Une conférence dans l’Espace de Masterclass animée par François Bérud et Nathalie Portet de la Chambre d’Agriculture sur le thème : les variétés résistantes aux maladies de la vigne, « Il serait préférable de dire plutôt ‘tolérantes aux maladies fongiques’ précise-t-il. Ces cépages qui s’appellent Floréal, Vidoc, Prior, Carbon, ils demandent du temps long pour castrer la grappe, pour polliniser les pépins avec un pinceau, pour comparer, croiser, tester, sélectionner, ce que nous faisons dans le Vignoble Expérimental de Piolenc. Cela peut prendre 10 à 15 ans ».

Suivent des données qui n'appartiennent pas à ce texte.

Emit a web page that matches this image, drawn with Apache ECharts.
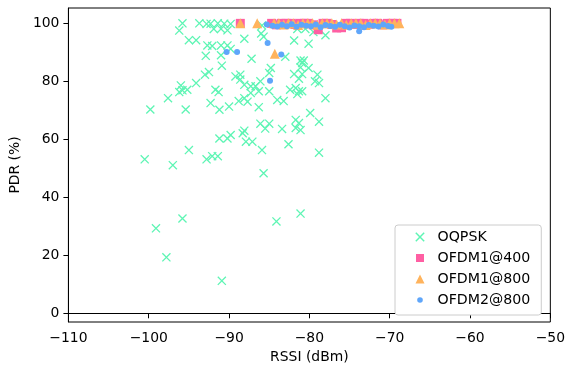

Un peu plus loin, place à « Gautier Semences » basée à Eyragues, une entreprise familiale née en 1952 et aujourd’hui installée dans un bâtiment flambant-neuf et fonctionnel en forme de serre, avec plus de 1500 m2 de laboratoires de recherche et bureaux. Gautier Semences qui va recevoir l’un des Prix de l’Innovation 2024 de Med’Agri 2024 pour une « Gamme de courgettes parthénocarpiques ». Ce qui, en mots simples, signifie que ces légumes se forment sans pollinisation des fleurs femelles. En plus, le rendement est élevé et le légume résiste bien à l’oïdium.
A la fin de la visite, entre les travées des différents halls de Châteaublanc qui vont recevoir plus de 15 000 visiteurs pour cette 4ème édition, on tombe sur le président de la Chambre Régionale d’Agriculture affairé. André Bernard en grande discussion avec les services de la Préfecture de Vaucluse, pour caler la visite de la ministre de l’agriculture, Annie Genevard, jeudi matin à Châteaublanc. Le circuit qu’elle fera dans le Salon, les représentants des filières et des syndicats agricoles qu’elle rencontrera pour prendre le pouls d’un monde en crise depuis des mois, sans qu’une réponse précise n’ait été apportée par l’Etat à toutes ses préoccupations, dans un secteur où, tous les deux jours, un paysans se donne la mort.